Il s’étonne que les institutions habilitées du pays ne l’apportent aucune assistance malgré son investissement dans un secteur aussi crucial pour l’écologie de la ville.
« Nous avons écrit à l’ANAPI, au FPI, aux ministres de l’Industrie, des PME, de l’Economie nationale, ils ne nous ont jamais assisté. Ils refusent même de nous recevoir. Le FPI venait d’apporter son assistance aux PME, mais les conditions fixées ne donnent pas d’avantage aux PME congolaises. Et pourtant, on a juste besoin qu’ils nous aident à vendre. Au Congo, les congolais sont moins avantageux que les étrangers. Il est difficile pour nous d’obtenir un crédit au FPI par rapport aux étrangers qui l’obtiennent facilement. Comment comprendre que le Fonds de Promotion de l’Industrie, refuse de recevoir le propriétaire d’une industrie du pays, de surcroît fils du pays, qui compte fermer. Il refuse même de nous écouter simplement. C’est quoi son rôle ? », s’étonne Vyron, la mort dans l’âme.
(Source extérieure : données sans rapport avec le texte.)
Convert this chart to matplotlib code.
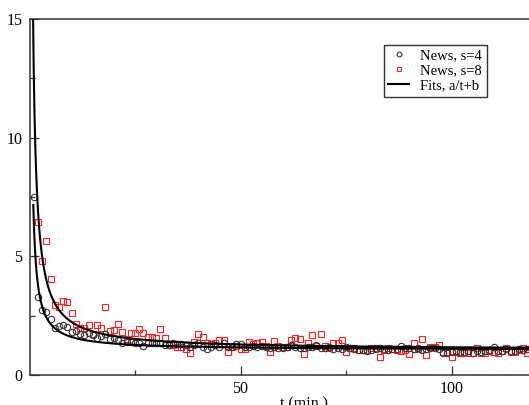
import numpy as np
import matplotlib
matplotlib.use("Agg")
import matplotlib.pyplot as plt
from matplotlib.ticker import FixedLocator

# ---- data ----
t_s4 = list(range(1, 119))
y_s4 = [7.5, 3.3, 2.75, 2.65, 2.35, 1.98, 2.06, 2.1, 2.04, 1.83,
        1.87, 1.71, 1.68, 1.77, 1.68, 1.57, 1.65, 1.71, 1.5, 1.55,
        1.48, 1.33, 1.4, 1.4, 1.36,
        1.33, 1.22, 1.33, 1.33, 1.33, 1.36, 1.26, 1.26, 1.33, 1.29,
        1.29, 1.26, 1.19, 1.26, 1.33, 1.19, 1.08, 1.19, 1.26, 1.19,
        1.33, 1.19, 1.19, 1.29, 1.29, 1.19, 1.19, 1.22, 1.19, 1.22,
        1.19, 1.12, 1.19, 1.15, 1.12, 1.19, 1.26, 1.19, 1.12, 1.12,
        1.19, 1.19, 1.26, 1.12, 1.12, 1.19, 1.1, 1.12, 1.1, 1.19,
        1.15, 1.1, 1.05, 1.05, 1.01, 1.05, 1.1, 1.15, 1.1, 1.05, 1.1,
        1.08, 1.22, 1.12, 1.12, 1.08, 1.12, 1.05, 1.08, 1.12, 1.12,
        1.08, 0.94, 0.94, 0.98, 1.03, 0.98, 0.98, 1.03, 0.94, 1.03,
        0.98, 1.03, 1.05, 1.19, 1.03, 1.03, 1.08, 1.03, 1.03, 1.08,
        1.05, 1.08]

t_s8 = list(range(2, 119))
y_s8 = [6.46, 4.8, 5.65, 4.06, 2.95, 2.88, 3.12, 3.08, 2.63, 2.13,
        1.97, 2.0, 2.1, 1.71, 2.1, 1.99, 2.85, 1.87, 1.9, 2.15,
        1.8, 1.5, 1.78,
        1.76, 1.93, 1.76, 1.62, 1.62, 1.54, 1.93, 1.54, 1.26, 1.26,
        1.19, 1.19, 1.08, 0.91, 1.41, 1.71, 1.62, 1.36, 1.29, 1.33,
        1.48, 1.48, 0.98, 1.19, 1.22, 1.08, 1.08, 1.41, 1.29, 1.33,
        1.38, 1.24, 0.98, 1.43, 1.24, 1.19, 1.19, 1.47, 1.54, 1.52,
        0.87, 1.33, 1.69, 1.24, 1.71, 1.24, 1.12, 1.33, 1.33, 1.47,
        0.98, 1.12, 1.12, 1.05, 1.05, 1.05, 1.12, 1.12, 0.77, 1.05, 1.12,
        1.08, 1.05, 1.03, 1.05, 0.88, 1.36, 1.08, 1.52, 0.84, 1.19,
        1.19, 1.26, 0.98, 0.98, 0.74, 0.98, 0.94, 0.91, 0.94, 0.91,
        1.12, 0.91, 0.91, 1.03, 0.98, 0.94, 1.03, 1.12, 0.98, 0.98,
        1.05, 1.12, 0.91]

# fit parameters (a/t + b)
fit_s4 = (5.5, 1.05, 0.9)    # a, b, t start
fit_s8 = (11.8, 1.05, 0.8)

x_major = [50, 100]
x_minor = [25, 75, 125]
y_major = [0, 5, 10, 15]
y_minor = [2.5, 7.5, 12.5]

plt.rcParams['font.family'] = ['Liberation Serif', 'DejaVu Serif']
plt.rcParams['mathtext.fontset'] = 'stix'

W, H = 529, 405
fig = plt.figure(figsize=(W / 100, H / 100), dpi=100)
x0, x1 = 0.0, 130.0
pxper = 4.22
ax = fig.add_axes([29.5 / W, 30 / H, (x1 - x0) * pxper / W, 356 / H])

ax.plot(t_s4, y_s4, linestyle='none', marker='o', markersize=4.6,
        markerfacecolor='none', markeredgecolor='#333333', markeredgewidth=0.8,
        label='News, s=4', zorder=3)
ax.plot(t_s8, y_s8, linestyle='none', marker='s', markersize=4.4,
        markerfacecolor='none', markeredgecolor='#ff2020', markeredgewidth=0.8,
        label='News, s=8', zorder=2)

for i, (a, b, ts) in enumerate([fit_s4, fit_s8]):
    tt = np.linspace(ts, 130, 2000)
    ax.plot(tt, a / tt + b, color='black', linewidth=1.5,
            label='Fits, a/t+b' if i == 0 else None, zorder=4)

ax.set_xlim(x0, x1)
ax.set_ylim(0, 15)
ax.xaxis.set_major_locator(FixedLocator(x_major))
ax.xaxis.set_minor_locator(FixedLocator(x_minor))
ax.yaxis.set_major_locator(FixedLocator(y_major))
ax.yaxis.set_minor_locator(FixedLocator(y_minor))
ax.tick_params(which='both', direction='in', labelsize=11.5, color='#333333')
ax.tick_params(which='major', length=6.5, width=0.9, pad=4)
ax.tick_params(which='minor', length=3.6, width=0.9)
ax.tick_params(axis='y', pad=5)
for s in ax.spines.values():
    s.set_linewidth(1.1)
    s.set_color('#333333')

ax.set_xlabel('t (min.)', fontsize=11.5, labelpad=0)

leg = ax.legend(loc='upper left', bbox_to_anchor=(384 / W, 1 - 45 / H),
                bbox_transform=fig.transFigure, borderaxespad=0,
                fontsize=10.5, frameon=True, fancybox=False, framealpha=1,
                handlelength=1.4, handletextpad=0.8, labelspacing=0.12,
                borderpad=0.3, markerscale=0.75)
leg.get_frame().set_edgecolor('#333333')
leg.get_frame().set_linewidth(1.0)

fig.savefig('out.png', dpi=100)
Les avantages des sachets biodégradables
Les sachets biodégradables présentent plusieurs avantages. Ils ne polluent pas l’environnement comme les sacs en plastiques. Une fois enterrés, ces sachets se décomposent après quelques mois. Des scientifiques expliquent que ces sacs biodégradables enrichissent le sol, protège l’environnement et permettent de lutter contre l’émission de gaz à effet de serre, car les matières utilisées sont d’origines végétales ou animales. Celles-ci se décomposent lorsqu’elles sont en contact avec l’air ou l’eau.
Les sachets biodégradables sont recyclables, d’après les scientifiques. Les premiers sondages montrent que 68% de personnes utilisent de façon systématique un sac biodégradable entre 16 et 24 fois. Seuls 21 % des sacs sont jetés à la poubelle.